Praticar Kali emagrece?

Se disséssemos simplesmente que “sim, emagrece” não estaríamos sendo honestos com quem deseja exercícios para queimar gordura, mas não temos dúvidas de que muita gente iria querer aprender só por esse motivo. Ora, nem por questões de marketing afirmaríamos tal coisa, pois não é verdade, assim como não é verdade dizer que sim em relação APENAS a quaisquer exercícios que prometem uma silhueta "fininha", sem um método e uma disciplina que torne isso uma realidade. É claro que uma arte marcial ajuda, como a ginástica numa academia ajuda. Ou seja, a prática persistente e sistemática, aliada a dietas adequadas, orientação profissional e disciplina de hábitos, é que realmente faz emagrecer de maneira saudável. Certamente, os exercícios do Kali [aeróbicos por excelência] podem dar uma mãozinha, com a vantagem de se aprender uma arte marcial que funciona plenamente para a vida toda, além do que, por desenvolver a disciplina e a excelência das aptidões individuais, o Kali acaba contribuindo num ponto importantíssimo quando o assunto é emagrecer, que é o fortalecimento da vontade! Mas a resposta final ainda é: sozinho não emagrece.

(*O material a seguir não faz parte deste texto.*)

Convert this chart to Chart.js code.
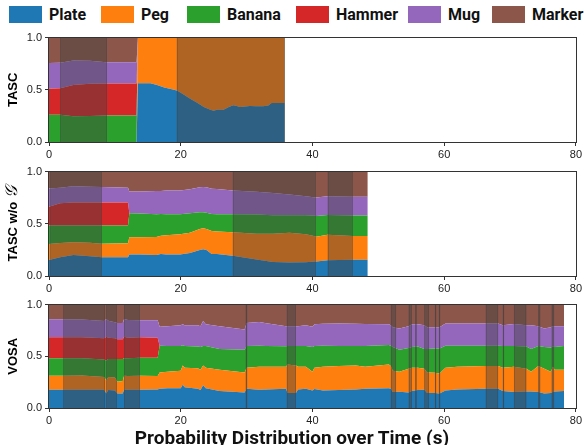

Uma coisa curiosa, e que merece ser dita, é que muitos praticantes de Kali comportam uns “quilinhos a mais” no corpo. Aliás, não faltam instrutores e mestres com estas características no mundo do Kali [se você procurar na Internet vai encontrar com facilidade]. Mas, não se engane pensando que eles podem padecer de agilidade, força, fôlego, ou saúde, pois o treinamento desenvolve movimentação harmoniosa, leve, rápida e ágil, além de excelente condição de saúde, sejam quais forem as características físicas individuais.


Existe algum sistema de graduação? Como funciona?

No Kali, a exemplo das outras artes marciais, existem “graduações” que servem pra indicar o progresso do estudante, assinalando a competência adquirida no aprendizado. A graduação é conferida pelo Professor ou pelo Mestre como função natural, a partir da observação continuada. O aluno é avaliado sempre, em cada treino, como entidade técnica e noutros aspectos, de natureza moral e de convivência com os demais. Há de se saber a técnica, mas há de ser boa pessoa. Vale assinalar que no Kali a graduação assinala a caminhada do estudante e não, como muitas mentalidades diminutas pretendem, qualquer tipo de “superioridade” ilusória, a que tantos se apegam, na esperança vã de se sentirem melhores em face das próprias frustrações ou de uma baixa autoestima. Nada disso. Os graus representam o quanto se caminhou e a responsabilidade inerente aos passos dados. São, também, incentivos para o futuro, convidando o estudante a continuar aprendendo...

Quanto ao formato dos “graus” em si, esses são denominados e simbolizados de acordo com o critério de cada Escola; algumas adotam o sistema de faixas e cores, herdado das artes marciais japonesas e muito familiar no ocidente; outras adotam designações e títulos tradicionais que, aliás, têm muitas nomenclaturas, conforme a região donde se originaram, adotando ou não símbolos, como cores no uniforme, etc.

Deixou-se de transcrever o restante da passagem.